SET EXERCISE. Give back the lines exactly, from the first one to the line with "CEC_MICRO_ERR = [50, 200, 150, 150, 200, 30]", both ends included.

PROVIDED MATERIAL.
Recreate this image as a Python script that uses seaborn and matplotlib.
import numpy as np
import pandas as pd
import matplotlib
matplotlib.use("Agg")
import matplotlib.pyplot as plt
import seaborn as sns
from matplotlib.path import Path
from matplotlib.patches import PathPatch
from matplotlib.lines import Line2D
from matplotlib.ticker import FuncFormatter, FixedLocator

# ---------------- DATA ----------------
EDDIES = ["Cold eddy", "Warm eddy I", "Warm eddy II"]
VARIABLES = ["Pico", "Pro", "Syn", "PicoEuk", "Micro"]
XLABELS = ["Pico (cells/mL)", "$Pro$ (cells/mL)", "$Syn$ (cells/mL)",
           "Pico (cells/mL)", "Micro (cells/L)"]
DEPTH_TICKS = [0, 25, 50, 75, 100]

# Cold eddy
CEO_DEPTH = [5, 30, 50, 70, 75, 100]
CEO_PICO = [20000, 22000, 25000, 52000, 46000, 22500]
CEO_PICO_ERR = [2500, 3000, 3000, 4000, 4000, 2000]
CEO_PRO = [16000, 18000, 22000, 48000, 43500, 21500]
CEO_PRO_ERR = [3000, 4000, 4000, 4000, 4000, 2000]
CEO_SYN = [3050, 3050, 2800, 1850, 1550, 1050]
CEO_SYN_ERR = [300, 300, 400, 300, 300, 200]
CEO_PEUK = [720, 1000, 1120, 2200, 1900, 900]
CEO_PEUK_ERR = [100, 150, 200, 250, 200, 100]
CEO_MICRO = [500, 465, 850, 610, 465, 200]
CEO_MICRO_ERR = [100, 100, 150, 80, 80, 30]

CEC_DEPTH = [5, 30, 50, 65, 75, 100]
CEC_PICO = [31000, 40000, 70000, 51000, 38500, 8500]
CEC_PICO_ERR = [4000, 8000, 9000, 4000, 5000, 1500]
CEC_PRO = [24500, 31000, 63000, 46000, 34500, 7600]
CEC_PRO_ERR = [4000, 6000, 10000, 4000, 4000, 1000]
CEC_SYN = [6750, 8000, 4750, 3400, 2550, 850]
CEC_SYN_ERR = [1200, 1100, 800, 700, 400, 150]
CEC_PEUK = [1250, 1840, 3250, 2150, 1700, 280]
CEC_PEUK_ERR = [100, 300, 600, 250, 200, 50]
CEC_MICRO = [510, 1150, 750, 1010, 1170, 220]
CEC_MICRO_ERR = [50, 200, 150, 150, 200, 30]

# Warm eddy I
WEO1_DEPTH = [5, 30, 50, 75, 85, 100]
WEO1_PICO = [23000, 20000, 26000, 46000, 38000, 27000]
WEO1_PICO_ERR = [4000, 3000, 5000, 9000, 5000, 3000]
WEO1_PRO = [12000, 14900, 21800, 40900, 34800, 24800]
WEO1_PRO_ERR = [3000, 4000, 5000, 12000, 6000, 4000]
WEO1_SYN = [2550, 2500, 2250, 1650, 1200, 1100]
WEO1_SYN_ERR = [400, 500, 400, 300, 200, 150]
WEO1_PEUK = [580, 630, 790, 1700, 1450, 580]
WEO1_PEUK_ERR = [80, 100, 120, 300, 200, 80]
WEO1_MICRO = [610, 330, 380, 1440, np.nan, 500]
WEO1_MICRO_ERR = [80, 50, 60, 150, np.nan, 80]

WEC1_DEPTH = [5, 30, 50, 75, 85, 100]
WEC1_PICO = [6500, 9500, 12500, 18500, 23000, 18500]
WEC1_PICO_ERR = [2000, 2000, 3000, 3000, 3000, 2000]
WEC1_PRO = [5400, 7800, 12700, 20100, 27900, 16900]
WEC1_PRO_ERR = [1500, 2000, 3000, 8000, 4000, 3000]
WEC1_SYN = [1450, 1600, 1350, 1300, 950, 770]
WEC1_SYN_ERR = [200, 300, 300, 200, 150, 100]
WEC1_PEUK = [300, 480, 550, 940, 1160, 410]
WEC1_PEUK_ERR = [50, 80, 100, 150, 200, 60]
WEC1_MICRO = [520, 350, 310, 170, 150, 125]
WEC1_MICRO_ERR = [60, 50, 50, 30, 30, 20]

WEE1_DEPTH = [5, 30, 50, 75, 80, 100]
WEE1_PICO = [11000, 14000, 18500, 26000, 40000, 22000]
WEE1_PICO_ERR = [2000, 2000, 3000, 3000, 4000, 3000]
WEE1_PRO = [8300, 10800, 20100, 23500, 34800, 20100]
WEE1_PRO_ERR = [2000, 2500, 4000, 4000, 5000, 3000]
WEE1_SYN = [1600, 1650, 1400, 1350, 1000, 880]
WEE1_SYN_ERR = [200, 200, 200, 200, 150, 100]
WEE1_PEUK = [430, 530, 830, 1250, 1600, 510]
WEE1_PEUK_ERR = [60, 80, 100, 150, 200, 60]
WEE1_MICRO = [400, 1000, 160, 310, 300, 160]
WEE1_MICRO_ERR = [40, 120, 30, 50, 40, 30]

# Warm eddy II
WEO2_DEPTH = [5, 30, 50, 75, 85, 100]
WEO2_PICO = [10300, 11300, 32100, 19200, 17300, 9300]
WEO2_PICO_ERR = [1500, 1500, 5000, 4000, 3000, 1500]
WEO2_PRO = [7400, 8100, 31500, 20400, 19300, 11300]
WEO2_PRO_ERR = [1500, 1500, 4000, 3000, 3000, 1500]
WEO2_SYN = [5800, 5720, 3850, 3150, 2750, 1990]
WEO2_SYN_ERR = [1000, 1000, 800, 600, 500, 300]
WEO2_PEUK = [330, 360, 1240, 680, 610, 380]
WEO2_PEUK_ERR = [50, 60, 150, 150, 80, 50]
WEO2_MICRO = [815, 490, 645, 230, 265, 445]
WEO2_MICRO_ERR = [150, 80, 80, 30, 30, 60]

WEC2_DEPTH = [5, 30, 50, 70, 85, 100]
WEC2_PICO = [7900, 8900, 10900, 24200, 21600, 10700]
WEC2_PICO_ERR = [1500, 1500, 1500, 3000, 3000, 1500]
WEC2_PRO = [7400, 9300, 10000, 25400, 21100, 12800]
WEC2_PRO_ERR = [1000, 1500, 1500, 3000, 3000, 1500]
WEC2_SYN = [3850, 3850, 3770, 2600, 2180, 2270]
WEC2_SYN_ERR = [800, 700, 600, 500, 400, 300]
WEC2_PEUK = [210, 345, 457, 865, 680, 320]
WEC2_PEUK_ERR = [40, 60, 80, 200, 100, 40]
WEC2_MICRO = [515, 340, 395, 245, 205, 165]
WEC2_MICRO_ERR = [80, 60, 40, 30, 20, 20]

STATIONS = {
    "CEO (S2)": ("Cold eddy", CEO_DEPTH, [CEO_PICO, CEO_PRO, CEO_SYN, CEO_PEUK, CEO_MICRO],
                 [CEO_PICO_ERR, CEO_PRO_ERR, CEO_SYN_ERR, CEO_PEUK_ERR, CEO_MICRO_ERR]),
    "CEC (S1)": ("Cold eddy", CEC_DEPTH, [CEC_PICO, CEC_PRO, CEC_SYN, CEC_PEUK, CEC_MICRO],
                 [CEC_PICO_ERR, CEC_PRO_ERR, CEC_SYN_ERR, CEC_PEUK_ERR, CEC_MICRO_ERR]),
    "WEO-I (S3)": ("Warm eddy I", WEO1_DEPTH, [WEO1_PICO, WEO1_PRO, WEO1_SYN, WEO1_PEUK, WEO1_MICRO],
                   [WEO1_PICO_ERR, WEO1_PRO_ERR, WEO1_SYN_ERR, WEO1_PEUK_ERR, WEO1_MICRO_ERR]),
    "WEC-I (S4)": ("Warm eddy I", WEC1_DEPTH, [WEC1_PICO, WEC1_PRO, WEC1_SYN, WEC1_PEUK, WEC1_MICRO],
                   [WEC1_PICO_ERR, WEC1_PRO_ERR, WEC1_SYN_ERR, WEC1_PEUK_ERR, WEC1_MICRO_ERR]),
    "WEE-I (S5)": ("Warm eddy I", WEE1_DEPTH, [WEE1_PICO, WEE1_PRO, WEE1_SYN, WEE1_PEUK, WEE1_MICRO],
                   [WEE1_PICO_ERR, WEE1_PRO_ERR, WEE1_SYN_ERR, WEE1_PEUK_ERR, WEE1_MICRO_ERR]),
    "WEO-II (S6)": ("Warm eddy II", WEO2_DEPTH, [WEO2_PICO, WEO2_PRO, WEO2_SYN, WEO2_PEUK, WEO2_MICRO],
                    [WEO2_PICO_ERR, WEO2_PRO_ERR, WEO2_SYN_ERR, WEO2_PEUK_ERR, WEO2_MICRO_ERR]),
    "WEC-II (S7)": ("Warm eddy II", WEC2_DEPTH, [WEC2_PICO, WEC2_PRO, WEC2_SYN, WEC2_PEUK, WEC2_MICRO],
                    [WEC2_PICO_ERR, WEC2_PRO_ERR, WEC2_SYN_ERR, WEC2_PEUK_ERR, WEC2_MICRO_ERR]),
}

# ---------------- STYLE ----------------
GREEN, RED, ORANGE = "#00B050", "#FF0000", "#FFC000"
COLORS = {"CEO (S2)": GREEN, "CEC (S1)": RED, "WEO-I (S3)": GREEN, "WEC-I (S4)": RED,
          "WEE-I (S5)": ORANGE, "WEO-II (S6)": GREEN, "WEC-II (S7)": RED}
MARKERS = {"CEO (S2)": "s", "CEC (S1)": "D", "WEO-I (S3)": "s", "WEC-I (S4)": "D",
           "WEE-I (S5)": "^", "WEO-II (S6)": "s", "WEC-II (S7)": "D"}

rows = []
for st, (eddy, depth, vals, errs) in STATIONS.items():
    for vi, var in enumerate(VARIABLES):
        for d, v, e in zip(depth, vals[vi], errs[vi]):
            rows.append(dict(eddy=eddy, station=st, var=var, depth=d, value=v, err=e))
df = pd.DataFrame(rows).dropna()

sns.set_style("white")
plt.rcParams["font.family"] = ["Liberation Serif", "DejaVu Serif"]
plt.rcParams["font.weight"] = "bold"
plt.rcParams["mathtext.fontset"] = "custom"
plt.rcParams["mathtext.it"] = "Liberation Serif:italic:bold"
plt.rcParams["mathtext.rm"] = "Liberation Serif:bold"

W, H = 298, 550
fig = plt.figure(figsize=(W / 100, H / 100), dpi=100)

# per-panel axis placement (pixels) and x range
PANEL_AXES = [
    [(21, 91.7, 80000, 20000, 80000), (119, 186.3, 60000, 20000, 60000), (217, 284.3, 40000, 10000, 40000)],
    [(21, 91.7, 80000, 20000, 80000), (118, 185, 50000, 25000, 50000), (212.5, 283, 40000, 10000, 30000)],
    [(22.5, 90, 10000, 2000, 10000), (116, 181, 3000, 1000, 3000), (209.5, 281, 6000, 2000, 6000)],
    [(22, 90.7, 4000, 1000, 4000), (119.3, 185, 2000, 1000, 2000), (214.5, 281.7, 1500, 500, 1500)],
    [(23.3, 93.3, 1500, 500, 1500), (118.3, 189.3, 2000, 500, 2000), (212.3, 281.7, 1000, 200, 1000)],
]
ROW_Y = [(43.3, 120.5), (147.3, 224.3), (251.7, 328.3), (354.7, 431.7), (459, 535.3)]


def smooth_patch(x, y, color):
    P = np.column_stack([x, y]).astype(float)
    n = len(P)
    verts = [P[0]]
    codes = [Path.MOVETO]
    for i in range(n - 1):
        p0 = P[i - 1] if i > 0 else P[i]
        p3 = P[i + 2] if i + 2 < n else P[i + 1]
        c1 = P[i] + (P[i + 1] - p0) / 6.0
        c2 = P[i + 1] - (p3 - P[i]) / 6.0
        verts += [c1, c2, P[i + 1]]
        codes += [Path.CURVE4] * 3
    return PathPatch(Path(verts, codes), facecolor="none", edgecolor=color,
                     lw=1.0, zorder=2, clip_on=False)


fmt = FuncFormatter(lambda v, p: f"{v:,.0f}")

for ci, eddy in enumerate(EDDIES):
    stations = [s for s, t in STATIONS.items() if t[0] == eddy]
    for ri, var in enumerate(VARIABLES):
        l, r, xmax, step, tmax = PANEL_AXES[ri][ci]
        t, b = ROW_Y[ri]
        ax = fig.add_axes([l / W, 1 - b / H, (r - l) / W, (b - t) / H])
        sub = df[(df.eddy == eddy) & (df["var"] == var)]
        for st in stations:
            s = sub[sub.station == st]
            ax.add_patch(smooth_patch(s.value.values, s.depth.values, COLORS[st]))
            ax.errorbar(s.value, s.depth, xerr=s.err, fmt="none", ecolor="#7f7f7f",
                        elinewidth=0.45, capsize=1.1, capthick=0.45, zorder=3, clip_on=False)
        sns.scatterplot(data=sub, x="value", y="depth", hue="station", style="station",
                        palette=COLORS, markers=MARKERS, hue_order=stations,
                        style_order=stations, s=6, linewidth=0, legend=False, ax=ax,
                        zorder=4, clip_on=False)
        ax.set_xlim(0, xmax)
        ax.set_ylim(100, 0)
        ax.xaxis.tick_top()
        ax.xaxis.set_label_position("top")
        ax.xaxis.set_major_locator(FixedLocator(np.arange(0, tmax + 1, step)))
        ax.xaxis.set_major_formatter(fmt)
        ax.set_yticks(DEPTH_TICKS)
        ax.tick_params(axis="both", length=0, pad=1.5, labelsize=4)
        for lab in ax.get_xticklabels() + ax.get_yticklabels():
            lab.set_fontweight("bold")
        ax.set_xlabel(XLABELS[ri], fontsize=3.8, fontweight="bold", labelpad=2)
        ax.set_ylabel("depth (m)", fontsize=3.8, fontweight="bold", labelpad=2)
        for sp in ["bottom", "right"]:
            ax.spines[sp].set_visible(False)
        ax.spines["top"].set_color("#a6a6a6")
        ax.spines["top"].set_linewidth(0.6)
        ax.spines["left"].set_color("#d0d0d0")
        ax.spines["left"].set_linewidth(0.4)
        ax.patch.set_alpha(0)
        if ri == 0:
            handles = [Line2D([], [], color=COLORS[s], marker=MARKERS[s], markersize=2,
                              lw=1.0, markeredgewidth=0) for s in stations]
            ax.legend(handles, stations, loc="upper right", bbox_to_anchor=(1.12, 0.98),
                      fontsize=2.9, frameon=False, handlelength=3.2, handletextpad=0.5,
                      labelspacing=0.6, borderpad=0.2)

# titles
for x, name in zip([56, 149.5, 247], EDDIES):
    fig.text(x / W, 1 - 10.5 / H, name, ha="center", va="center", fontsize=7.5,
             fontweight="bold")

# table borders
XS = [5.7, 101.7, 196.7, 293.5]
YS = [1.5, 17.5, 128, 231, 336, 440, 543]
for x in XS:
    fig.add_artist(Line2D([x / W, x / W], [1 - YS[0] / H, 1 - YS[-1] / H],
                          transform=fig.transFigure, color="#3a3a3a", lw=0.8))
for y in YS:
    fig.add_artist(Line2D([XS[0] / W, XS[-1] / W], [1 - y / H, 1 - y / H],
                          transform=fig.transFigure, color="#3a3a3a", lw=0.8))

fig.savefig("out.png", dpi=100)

RESULT OF THIS TASK.
Recreate this image as a Python script that uses seaborn and matplotlib.
import numpy as np
import pandas as pd
import matplotlib
matplotlib.use("Agg")
import matplotlib.pyplot as plt
import seaborn as sns
from matplotlib.path import Path
from matplotlib.patches import PathPatch
from matplotlib.lines import Line2D
from matplotlib.ticker import FuncFormatter, FixedLocator

# ---------------- DATA ----------------
EDDIES = ["Cold eddy", "Warm eddy I", "Warm eddy II"]
VARIABLES = ["Pico", "Pro", "Syn", "PicoEuk", "Micro"]
XLABELS = ["Pico (cells/mL)", "$Pro$ (cells/mL)", "$Syn$ (cells/mL)",
           "Pico (cells/mL)", "Micro (cells/L)"]
DEPTH_TICKS = [0, 25, 50, 75, 100]

# Cold eddy
CEO_DEPTH = [5, 30, 50, 70, 75, 100]
CEO_PICO = [20000, 22000, 25000, 52000, 46000, 22500]
CEO_PICO_ERR = [2500, 3000, 3000, 4000, 4000, 2000]
CEO_PRO = [16000, 18000, 22000, 48000, 43500, 21500]
CEO_PRO_ERR = [3000, 4000, 4000, 4000, 4000, 2000]
CEO_SYN = [3050, 3050, 2800, 1850, 1550, 1050]
CEO_SYN_ERR = [300, 300, 400, 300, 300, 200]
CEO_PEUK = [720, 1000, 1120, 2200, 1900, 900]
CEO_PEUK_ERR = [100, 150, 200, 250, 200, 100]
CEO_MICRO = [500, 465, 850, 610, 465, 200]
CEO_MICRO_ERR = [100, 100, 150, 80, 80, 30]

CEC_DEPTH = [5, 30, 50, 65, 75, 100]
CEC_PICO = [31000, 40000, 70000, 51000, 38500, 8500]
CEC_PICO_ERR = [4000, 8000, 9000, 4000, 5000, 1500]
CEC_PRO = [24500, 31000, 63000, 46000, 34500, 7600]
CEC_PRO_ERR = [4000, 6000, 10000, 4000, 4000, 1000]
CEC_SYN = [6750, 8000, 4750, 3400, 2550, 850]
CEC_SYN_ERR = [1200, 1100, 800, 700, 400, 150]
CEC_PEUK = [1250, 1840, 3250, 2150, 1700, 280]
CEC_PEUK_ERR = [100, 300, 600, 250, 200, 50]
CEC_MICRO = [510, 1150, 750, 1010, 1170, 220]
CEC_MICRO_ERR = [50, 200, 150, 150, 200, 30]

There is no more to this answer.